After tool execution, we call the LLM again to generate a user-friendly answer.


In [None]:
FINAL_ANSWER_SYSTEM = (
    "You are a helpful assistant. You will be given: the original user question, the tool you used, "
    "and the tool output. Compose a clear and concise final answer. "
    "If the tool output indicates an error, explain the error and suggest what the user can try."
)


def generate_final_answer(user_input: str, tool_name: str, tool_output: Any) -> str:
    """Call the LLM to turn tool output into a final answer."""
    context = (
        f"User question: {user_input}\n"
        f"Tool used: {tool_name}\n"
        f"Tool output: {tool_output}\n"
        "\nPlease write the final answer for the user."
    )
    prompt = f"{FINAL_ANSWER_SYSTEM}\n\n{context}"
    raw = planner_model.generate_text(prompt=prompt)
    return raw["results"][0]["generated_text"].strip()


## Orchestrate One Turn of the Agent

`run_agent_once` ties everything together:

1. Planner picks a tool.
2. Python executes the tool.
3. LLM generates a final answer.
4. We return a structured record that you can log or analyze later.


In [None]:
def run_agent_once(user_input: str) -> Dict[str, Any]:
    plan = plan_tool_call(user_input)
    tool_name = plan.tool
    args = plan.arguments or {}

    if tool_name == "rag_service":
        question = args.get("question") or user_input
        tool_output = rag_service_tool(question)
    elif tool_name == "calculator":
        expr = args.get("expression") or user_input
        tool_output = calculator_tool(expr)
    else:
        tool_output = f"Unknown tool: {tool_name}"

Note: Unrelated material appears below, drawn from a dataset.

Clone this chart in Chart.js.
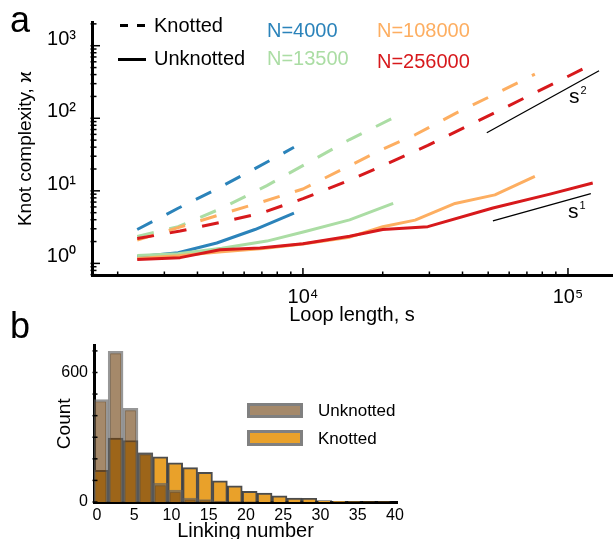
<!DOCTYPE html>
<html><head><meta charset="utf-8">
<script src="https://cdn.jsdelivr.net/npm/chart.js@4.4.1/dist/chart.umd.min.js"></script>
<style>
html,body{margin:0;padding:0;width:613px;height:539px;overflow:hidden;background:#fff;font-family:'Liberation Sans',Arial,sans-serif;}
.abs{position:absolute;white-space:nowrap;line-height:1;color:#000;}
#ca{position:absolute;left:0;top:0;}
#cb{position:absolute;left:0;top:330px;}
.bar{position:absolute;background:#000;height:3px;}
.box{position:absolute;box-sizing:border-box;border:3px solid #808080;}
</style></head><body>
<canvas id="ca" width="613" height="330"></canvas>
<canvas id="cb" width="613" height="215"></canvas>

<div class="abs" style="left:10px;top:1.5px;font-size:36px;">a</div>
<div class="abs" style="left:10px;top:307.5px;font-size:36px;">b</div>
<div class="bar" style="left:120px;top:23.5px;width:8px;"></div>
<div class="bar" style="left:137px;top:23.5px;width:8px;"></div>
<div class="bar" style="left:118px;top:57.5px;width:28px;"></div>
<div class="abs" style="left:154px;top:15px;font-size:20px;">Knotted</div>
<div class="abs" style="left:154px;top:48px;font-size:20px;">Unknotted</div>
<div class="abs" style="left:267px;top:20px;font-size:20px;color:#2b83ba;">N=4000</div>
<div class="abs" style="left:267px;top:48px;font-size:20px;color:#abdda4;">N=13500</div>
<div class="abs" style="left:377px;top:20px;font-size:20px;color:#fdae61;">N=108000</div>
<div class="abs" style="left:377px;top:51px;font-size:20px;color:#d7191c;">N=256000</div>
<div class="abs" style="left:569px;top:85px;font-size:21px;">s<span style="font-size:11px;position:relative;top:-9px;left:1px;">2</span></div>
<div class="abs" style="left:568px;top:200px;font-size:21px;">s<span style="font-size:11px;position:relative;top:-9px;left:1px;">1</span></div>
<div class="box" style="left:247px;top:403px;width:56px;height:15px;background:rgb(165,137,106);"></div>
<div class="box" style="left:247px;top:430px;width:56px;height:16px;background:rgb(233,161,42);"></div>
<div class="abs" style="left:318px;top:401.6px;font-size:17px;">Unknotted</div>
<div class="abs" style="left:318px;top:429.6px;font-size:17px;">Knotted</div>

<script>
// ---------- Panel a data: loop length s vs knot complexity ----------
const sBlue = [2370, 3380, 4730, 6590, 9250];
const unknotBlue = [1.24, 1.40, 1.91, 2.93, 4.94];
const knotBlue = [2.93, 5.75, 10.6, 20.2, 39.8];

const sGreen = [2370, 3380, 4940, 7310, 10200, 15000, 21900];
const unknotGreen = [1.28, 1.36, 1.62, 2.03, 2.75, 3.98, 6.7];
const knotGreen = [2.36, 3.21, 5.75, 11.8, 23.2, 50.9, 101];

const sOrange = [2370, 3380, 4940, 7070, 10000, 15000, 20000, 26500, 37500, 53000, 75000];
const unknotOrange = [1.17, 1.27, 1.45, 1.6, 1.85, 2.3, 3.2, 3.95, 6.7, 8.8, 15.8];
const knotOrange = [2.09, 3.11, 4.78, 7.1, 10.6, 22.2, 37.5, 59.2, 116, 215, 405];

const sRed = [2370, 3440, 4860, 6880, 10000, 15000, 20000, 29600, 52100, 85500, 124000];
const unknotRed = [1.13, 1.2, 1.54, 1.63, 1.87, 2.36, 2.93, 3.21, 5.8, 9.0, 12.8];
const knotRed = [2.2, 2.79, 3.66, 4.86, 7.8, 14.0, 22.2, 42.2, 116, 284, 560];

const sGuide2 = [49400, 131000];
const guide2 = [63.1, 452];
const sGuide1 = [52100, 122000];
const guide1 = [3.86, 9.12];

// ---------- Panel b data: linking number histogram ----------
const linkingBins = [0.5, 2.5, 4.5, 6.5, 8.5, 10.5, 12.5, 14.5, 16.5, 18.5, 20.5, 22.5, 24.5, 26.5, 28.5, 30.5, 32.5, 34.5, 36.5, 38.5];
const unknottedCounts = [475, 698, 434, 229, 86, 55, 18, 11, 4, 2, 1, 0, 0, 0, 0, 0, 0, 0, 0, 0];
const knottedCounts = [147, 296, 285, 227, 209, 182, 159, 137, 98, 75, 49, 41, 29, 18, 17, 6, 3, 2, 1, 1];
const countTickLabels = [0, 600];
const linkTickLabels = [0, 5, 10, 15, 20, 25, 30, 35, 40];

const FAM = "'Liberation Sans', Arial, sans-serif";
const SUP = {'-1':'⁻¹','0':'⁰','1':'¹','2':'²','3':'³','4':'⁴','5':'⁵'};
const pts = (xs, ys) => xs.map((x, i) => ({x: x, y: ys[i]}));
const isPow10 = v => { const l = Math.log10(v); return Math.abs(l - Math.round(l)) < 1e-9; };
function logTicks(min, max) {
  const out = [];
  for (let e = Math.floor(Math.log10(min)); e <= Math.ceil(Math.log10(max)); e++) {
    for (let m = 1; m <= 9; m++) {
      const v = parseFloat((m * Math.pow(10, e)).toPrecision(6));
      if (v >= min && v <= max) out.push({value: v});
    }
  }
  return out;
}

const inwardTicks = {
  id: 'inwardTicks',
  afterDraw(chart, args, opts) {
    const {ctx, chartArea} = chart;
    ctx.save();
    ctx.strokeStyle = '#000';
    ctx.lineWidth = 1.5;
    ['x', 'y'].forEach(id => {
      const cfg = opts[id];
      if (!cfg) return;
      const sc = chart.scales[id];
      sc.ticks.forEach(t => {
        const major = cfg.log ? isPow10(t.value) : false;
        const len = major ? cfg.major : cfg.minor;
        const p = sc.getPixelForValue(t.value);
        ctx.beginPath();
        if (id === 'x') {
          const y0 = chartArea.bottom + 1.5;
          ctx.moveTo(p, y0); ctx.lineTo(p, y0 - len);
        } else {
          const x0 = chartArea.left - 1.5;
          ctx.moveTo(x0, p); ctx.lineTo(x0 + len, p);
        }
        ctx.stroke();
      });
    });
    ctx.restore();
  }
};

const BLUE = '#2b83ba', GREEN = '#abdda4', ORANGE = '#fdae61', RED = '#d7191c';
const DASH = [17, 16];
function lineDs(label, xs, ys, color, dashed, order) {
  return {label, data: pts(xs, ys), borderColor: color, backgroundColor: color,
    borderWidth: 3, borderDash: dashed ? DASH : [], pointRadius: 0, tension: 0,
    borderCapStyle: 'butt', borderJoinStyle: 'round', fill: false, order};
}

new Chart(document.getElementById('ca'), {
  type: 'line',
  data: {
    datasets: [
      {label: 's^2', data: pts(sGuide2, guide2), borderColor: '#000', borderWidth: 1.3, pointRadius: 0, order: 0},
      {label: 's^1', data: pts(sGuide1, guide1), borderColor: '#000', borderWidth: 1.3, pointRadius: 0, order: 0},
      lineDs('N=256000 knotted', sRed, knotRed, RED, true, 1),
      lineDs('N=256000 unknotted', sRed, unknotRed, RED, false, 1),
      lineDs('N=108000 knotted', sOrange, knotOrange, ORANGE, true, 2),
      lineDs('N=108000 unknotted', sOrange, unknotOrange, ORANGE, false, 2),
      lineDs('N=13500 knotted', sGreen, knotGreen, GREEN, true, 3),
      lineDs('N=13500 unknotted', sGreen, unknotGreen, GREEN, false, 3),
      lineDs('N=4000 knotted', sBlue, knotBlue, BLUE, true, 4),
      lineDs('N=4000 unknotted', sBlue, unknotBlue, BLUE, false, 4)
    ]
  },
  plugins: [inwardTicks],
  options: {
    responsive: false, animation: false, events: [],
    layout: {padding: {top: 14, right: 1, left: 0, bottom: 0}},
    plugins: {
      legend: {display: false}, tooltip: {enabled: false},
      inwardTicks: {x: {log: true, major: 8.5, minor: 5}, y: {log: true, major: 9.5, minor: 6}}
    },
    scales: {
      x: {
        type: 'logarithmic', min: 1600, max: 146600,
        grid: {display: false, drawTicks: false},
        border: {display: true, color: '#000', width: 3},
        afterBuildTicks: sc => { sc.ticks = logTicks(sc.min, sc.max); },
        ticks: {autoSkip: false, maxRotation: 0, minRotation: 0, padding: 10, color: '#000',
          font: {family: FAM, size: 20},
          callback: v => isPow10(v) ? '10' + SUP[Math.round(Math.log10(v))] : ''},
        title: {display: true, text: 'Loop length, s', color: '#000', font: {family: FAM, size: 20}, padding: {top: 0, bottom: 3}},
        afterFit: sc => { sc.height = 55; }
      },
      y: {
        type: 'logarithmic', min: 0.692, max: 2089,
        grid: {display: false, drawTicks: false},
        border: {display: true, color: '#000', width: 3},
        afterBuildTicks: sc => { sc.ticks = logTicks(sc.min, sc.max); },
        ticks: {autoSkip: false, padding: 16, color: '#000',
          font: {family: FAM, size: 20, lineHeight: 0.65},
          callback: v => isPow10(v) ? ['10' + SUP[Math.round(Math.log10(v))], ''] : ''},
        title: {display: true, text: 'Knot complexity, ϰ', color: '#000', font: {family: FAM, size: 19}, padding: {top: 14, bottom: 0}},
        afterFit: sc => { sc.width = 92; }
      }
    }
  }
});

new Chart(document.getElementById('cb'), {
  type: 'bar',
  data: {
    datasets: [
      {label: 'Unknotted', data: pts(linkingBins, unknottedCounts),
        backgroundColor: 'rgba(110,65,15,0.62)', borderColor: 'rgba(95,95,95,0.65)', borderWidth: 2.5,
        borderSkipped: 'start', barPercentage: 1, categoryPercentage: 1, grouped: false, order: 0},
      {label: 'Knotted', data: pts(linkingBins, knottedCounts),
        backgroundColor: 'rgb(233,161,42)', borderColor: 'rgba(45,45,45,0.85)', borderWidth: 2,
        borderSkipped: 'start', barPercentage: 1, categoryPercentage: 1, grouped: false, order: 1}
    ]
  },
  plugins: [inwardTicks],
  options: {
    responsive: false, animation: false, events: [],
    layout: {padding: {top: 15, right: 216, left: 0, bottom: 0}},
    plugins: {
      legend: {display: false}, tooltip: {enabled: false},
      inwardTicks: {y: {log: false, major: 5, minor: 5}}
    },
    scales: {
      x: {
        type: 'linear', min: -0.4, max: 40.27, offset: false,
        grid: {display: false, drawTicks: false, offset: false},
        border: {display: true, color: '#000', width: 3},
        afterBuildTicks: sc => { sc.ticks = linkTickLabels.map(v => ({value: v})); },
        ticks: {autoSkip: false, maxRotation: 0, padding: 4, color: '#000', font: {family: FAM, size: 16}},
        title: {display: true, text: 'Linking number', color: '#000', font: {family: FAM, size: 20}, padding: {top: 0, bottom: 2}},
        afterFit: sc => { sc.height = 43; }
      },
      y: {
        type: 'linear', min: 0, max: 724.6,
        grid: {display: false, drawTicks: false},
        border: {display: true, color: '#000', width: 3},
        afterBuildTicks: sc => { const t = []; for (let v = 0; v <= 700; v += 100) t.push({value: v}); sc.ticks = t; },
        ticks: {autoSkip: false, padding: 6, color: '#000', font: {family: FAM, size: 16},
          callback: v => countTickLabels.includes(v) ? String(v) : ''},
        title: {display: true, text: 'Count', color: '#000', font: {family: FAM, size: 19}, padding: {top: 53, bottom: 0}},
        afterFit: sc => { sc.width = 94; }
      }
    }
  }
});
</script>
</body></html>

    final_answer = generate_final_answer(user_input, tool_name, tool_output)

    return {
        "question": user_input,
        "tool": tool_name,
        "tool_args": args,
        "tool_output": tool_output,
        "final_answer": final_answer,
    }


## Quick Smoke Tests

Run a couple of tests:

- A RAG-style question (should pick `rag_service`).
- A pure math question (should pick `calculator`).


In [None]:
test_questions = [
    "What is RAG and why do we use it?",
    "What is 2 * (3 + 4)?",
]

for q in test_questions:
    print("=" * 80)
    print("Q:", q)
    result = run_agent_once(q)
    print("Tool:", result["tool"], "Args:", result["tool_args"])
    print("Final answer:\n", result["final_answer"])